## begin

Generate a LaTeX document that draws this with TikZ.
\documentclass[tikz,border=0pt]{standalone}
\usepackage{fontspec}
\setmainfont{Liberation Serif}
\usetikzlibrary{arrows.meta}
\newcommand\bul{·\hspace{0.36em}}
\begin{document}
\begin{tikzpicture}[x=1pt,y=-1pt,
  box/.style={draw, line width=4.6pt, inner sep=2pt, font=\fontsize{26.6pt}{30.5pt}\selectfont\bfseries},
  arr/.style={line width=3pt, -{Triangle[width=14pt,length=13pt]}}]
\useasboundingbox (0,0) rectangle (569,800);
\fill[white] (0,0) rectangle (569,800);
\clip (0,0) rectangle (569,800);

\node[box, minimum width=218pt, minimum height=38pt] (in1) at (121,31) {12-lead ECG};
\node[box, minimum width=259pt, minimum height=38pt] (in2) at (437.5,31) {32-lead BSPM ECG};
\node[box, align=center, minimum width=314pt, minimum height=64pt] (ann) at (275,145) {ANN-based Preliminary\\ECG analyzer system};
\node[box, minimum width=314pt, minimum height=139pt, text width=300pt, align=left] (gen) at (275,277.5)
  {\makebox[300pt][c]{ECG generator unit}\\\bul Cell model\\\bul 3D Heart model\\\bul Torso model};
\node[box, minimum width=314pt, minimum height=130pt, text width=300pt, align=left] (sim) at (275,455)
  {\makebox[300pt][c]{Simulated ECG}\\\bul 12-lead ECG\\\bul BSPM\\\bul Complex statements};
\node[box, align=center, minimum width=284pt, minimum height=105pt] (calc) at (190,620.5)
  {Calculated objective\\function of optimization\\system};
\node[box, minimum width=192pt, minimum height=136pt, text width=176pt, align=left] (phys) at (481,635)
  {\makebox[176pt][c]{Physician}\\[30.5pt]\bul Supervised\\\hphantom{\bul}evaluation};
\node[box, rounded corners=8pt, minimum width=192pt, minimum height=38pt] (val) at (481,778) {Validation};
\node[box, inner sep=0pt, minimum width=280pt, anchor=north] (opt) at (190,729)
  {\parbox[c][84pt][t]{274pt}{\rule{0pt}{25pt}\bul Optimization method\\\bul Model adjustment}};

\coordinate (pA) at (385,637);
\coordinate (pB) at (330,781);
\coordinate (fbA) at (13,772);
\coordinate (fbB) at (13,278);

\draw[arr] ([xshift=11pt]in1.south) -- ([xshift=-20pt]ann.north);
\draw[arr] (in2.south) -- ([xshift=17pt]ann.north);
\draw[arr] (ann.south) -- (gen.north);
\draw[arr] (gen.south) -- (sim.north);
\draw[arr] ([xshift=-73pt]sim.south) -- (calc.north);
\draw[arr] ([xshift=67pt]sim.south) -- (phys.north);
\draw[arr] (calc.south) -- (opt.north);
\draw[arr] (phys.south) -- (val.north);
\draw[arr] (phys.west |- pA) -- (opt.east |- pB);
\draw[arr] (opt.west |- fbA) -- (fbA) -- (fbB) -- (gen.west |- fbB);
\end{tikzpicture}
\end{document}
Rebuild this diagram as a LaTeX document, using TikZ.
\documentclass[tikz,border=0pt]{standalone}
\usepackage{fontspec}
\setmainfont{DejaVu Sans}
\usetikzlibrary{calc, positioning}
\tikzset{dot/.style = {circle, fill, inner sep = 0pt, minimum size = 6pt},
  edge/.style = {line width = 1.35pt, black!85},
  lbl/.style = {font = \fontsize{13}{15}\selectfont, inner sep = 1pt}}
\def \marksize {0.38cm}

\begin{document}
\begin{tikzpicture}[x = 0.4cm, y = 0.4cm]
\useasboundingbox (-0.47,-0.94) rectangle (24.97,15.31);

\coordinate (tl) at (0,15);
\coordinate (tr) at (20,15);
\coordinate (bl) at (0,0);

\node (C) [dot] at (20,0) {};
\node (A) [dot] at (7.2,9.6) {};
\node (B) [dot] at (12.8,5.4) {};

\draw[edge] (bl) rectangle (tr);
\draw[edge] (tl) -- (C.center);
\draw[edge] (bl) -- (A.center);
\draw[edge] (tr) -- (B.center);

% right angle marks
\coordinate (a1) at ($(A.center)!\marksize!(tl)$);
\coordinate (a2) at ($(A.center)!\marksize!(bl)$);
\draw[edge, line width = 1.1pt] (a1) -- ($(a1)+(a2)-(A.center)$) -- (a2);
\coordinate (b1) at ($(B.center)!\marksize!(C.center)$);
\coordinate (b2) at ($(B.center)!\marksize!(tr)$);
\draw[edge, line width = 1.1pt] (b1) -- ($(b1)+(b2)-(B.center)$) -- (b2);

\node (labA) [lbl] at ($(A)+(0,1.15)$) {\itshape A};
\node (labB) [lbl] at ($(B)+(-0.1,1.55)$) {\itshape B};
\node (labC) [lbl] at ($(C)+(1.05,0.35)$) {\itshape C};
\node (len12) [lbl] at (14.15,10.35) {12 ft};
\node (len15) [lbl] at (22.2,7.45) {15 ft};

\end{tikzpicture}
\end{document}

## end

## Task instructions
Return only the stretch of the material above from the line holding "Rebuild this diagram" through the line holding "($(b1)+(b2)-(B.center)$) -- (b2);", copied exactly.

## Finished answer
Rebuild this diagram as a LaTeX document, using TikZ.
\documentclass[tikz,border=0pt]{standalone}
\usepackage{fontspec}
\setmainfont{DejaVu Sans}
\usetikzlibrary{calc, positioning}
\tikzset{dot/.style = {circle, fill, inner sep = 0pt, minimum size = 6pt},
  edge/.style = {line width = 1.35pt, black!85},
  lbl/.style = {font = \fontsize{13}{15}\selectfont, inner sep = 1pt}}
\def \marksize {0.38cm}

\begin{document}
\begin{tikzpicture}[x = 0.4cm, y = 0.4cm]
\useasboundingbox (-0.47,-0.94) rectangle (24.97,15.31);

\coordinate (tl) at (0,15);
\coordinate (tr) at (20,15);
\coordinate (bl) at (0,0);

\node (C) [dot] at (20,0) {};
\node (A) [dot] at (7.2,9.6) {};
\node (B) [dot] at (12.8,5.4) {};

\draw[edge] (bl) rectangle (tr);
\draw[edge] (tl) -- (C.center);
\draw[edge] (bl) -- (A.center);
\draw[edge] (tr) -- (B.center);

% right angle marks
\coordinate (a1) at ($(A.center)!\marksize!(tl)$);
\coordinate (a2) at ($(A.center)!\marksize!(bl)$);
\draw[edge, line width = 1.1pt] (a1) -- ($(a1)+(a2)-(A.center)$) -- (a2);
\coordinate (b1) at ($(B.center)!\marksize!(C.center)$);
\coordinate (b2) at ($(B.center)!\marksize!(tr)$);
\draw[edge, line width = 1.1pt] (b1) -- ($(b1)+(b2)-(B.center)$) -- (b2);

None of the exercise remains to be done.